“It is not clear why a social transformation of such depth and proportions has so long escaped the scrutiny of social scientists; perhaps they are too close to the issue.”
Whatever the reason, ‘The Nerd Report’ remains to this day one of the most extensive and far-reaching nerdological investigations ever undertaken. The work was performed at the Homa Lab of Arizona State University – headed by professor Donald Homa (pictured) of the Department of Psychology, ASU college of Liberal Arts&Sciences.
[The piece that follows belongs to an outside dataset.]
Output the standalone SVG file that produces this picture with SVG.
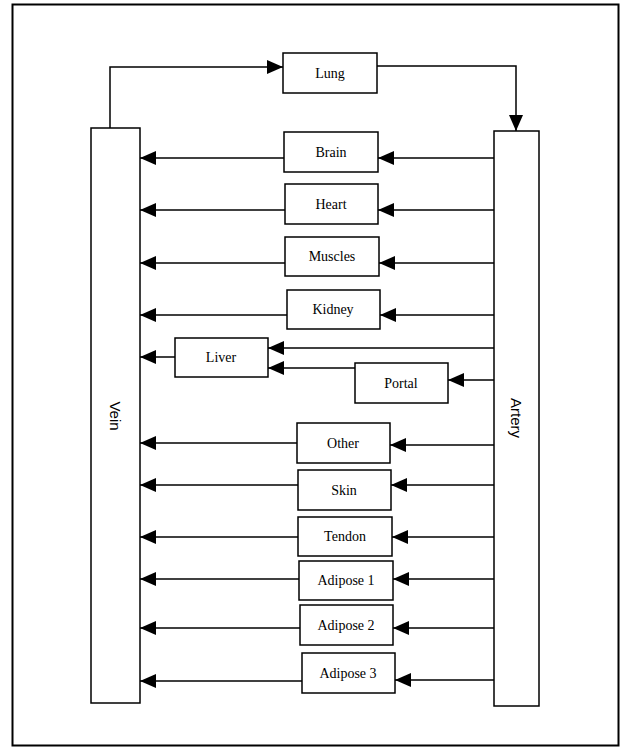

Investigators Julie Omohundro, Nina De Lange, and Phillip S. Lasiter compared, correlated and contrasted the concept of Nerdiness with other categories such as Buffoon, Coward, Creep, Drip, Fool, Ingrate, Jerk, Liar, Scoundrel, Turkey, Wimp (and more). At the time, sophisticated ‘Scaling Software’ had recently become available – prof. Homa explains “A scaling program refers to a computer program (or programs) that typically takes psychological data (like similarity judgements) and converts it to a representation that is typically map-like.” Thus the study was not only able to provide a multidimensional visual overview of nerdometry, but also cross-referenced nerdism with other psychological traits – Social Adeptiveness, Cowardice, Friendliness, Evilness, Extroversion, Dullness, Silliness, Repulsiveness, Effectiveness, and Intelligence etc etc. (For an example nerd-map see this 2-dimensional KYST- space plot)
At the time of the report, the investigators noted –
“It is the hope of the authors that the present paper will provide a foundation for further investigation of the psychological aspects of Nerdism”
- there is little doubt that they succeeded. Read ‘The Nerd Report’ in full here.
 The paper also provided (in appendix A) the first extensive glossary of nerd-related terminology, e.g.
Lingua Nerda – Any language which is widely used as a means on communication between nerds e.g., “Oh, Wow”.
Nerdometrics - The science of measuring nerdism.
Epiphenerdenon – Any observable fact, occurrence or circumstance that is correlated with nerdism; cause-and-effect relationships may be inferred.
 The paper was “Dedicated to Philadelphia, birthplace of Frankie Avalon, James Darren, Fabian, Eddie Fischer, Al Martino, Jim McKay, and Bobby Rydell.”